The 2012 Republican presidential contest is the most volatile since at least 1964, Gallup has determined.
The prominent polling firm said Monday that with four distinct national frontrunners since May -- and the lead changing seven times in that period -- the only comparable Republican contest is the 1964 primary which then-Sen. Barry Goldwater eventually won.
In that race, though, the volatility appeared only after primary elections began. Goldwater and Nelson Rockefeller were the lone frontrunners at the start of the race -- later on, three other candidates would emerge at the front of the field, including Richard Nixon, before Goldwater's win.

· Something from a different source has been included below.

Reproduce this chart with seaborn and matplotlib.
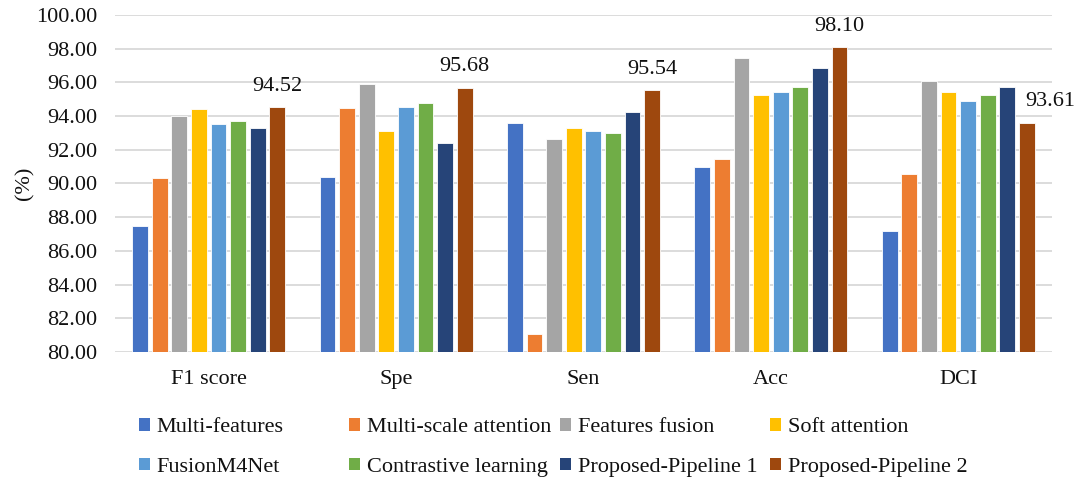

In this early pre-primary stage of the 2012 contest, Gallup reported that the "Republican nomination process has been the most volatile for the GOP since the advent of polling."
The race could still have a few more unexpected turns in store. According to national figures, the lead has been traded or shared by Mitt Romney, Rick Perry, Herman Cain and Newt Gingrich since May. But in Iowa, both Ron Paul and Rick Santorum have surged and could be in contention to pull off a strong showing in Tuesday's caucuses.
The Gallup report noted that "the start of actual voting" could result in "additional national preference swings before the nomination is settled."
Gallup compared the 2012 race to the 2004 contest for the Democratic presidential nomination, in which the lead changed nine times through 2003. Voters eventually settled on Sen. John Kerry.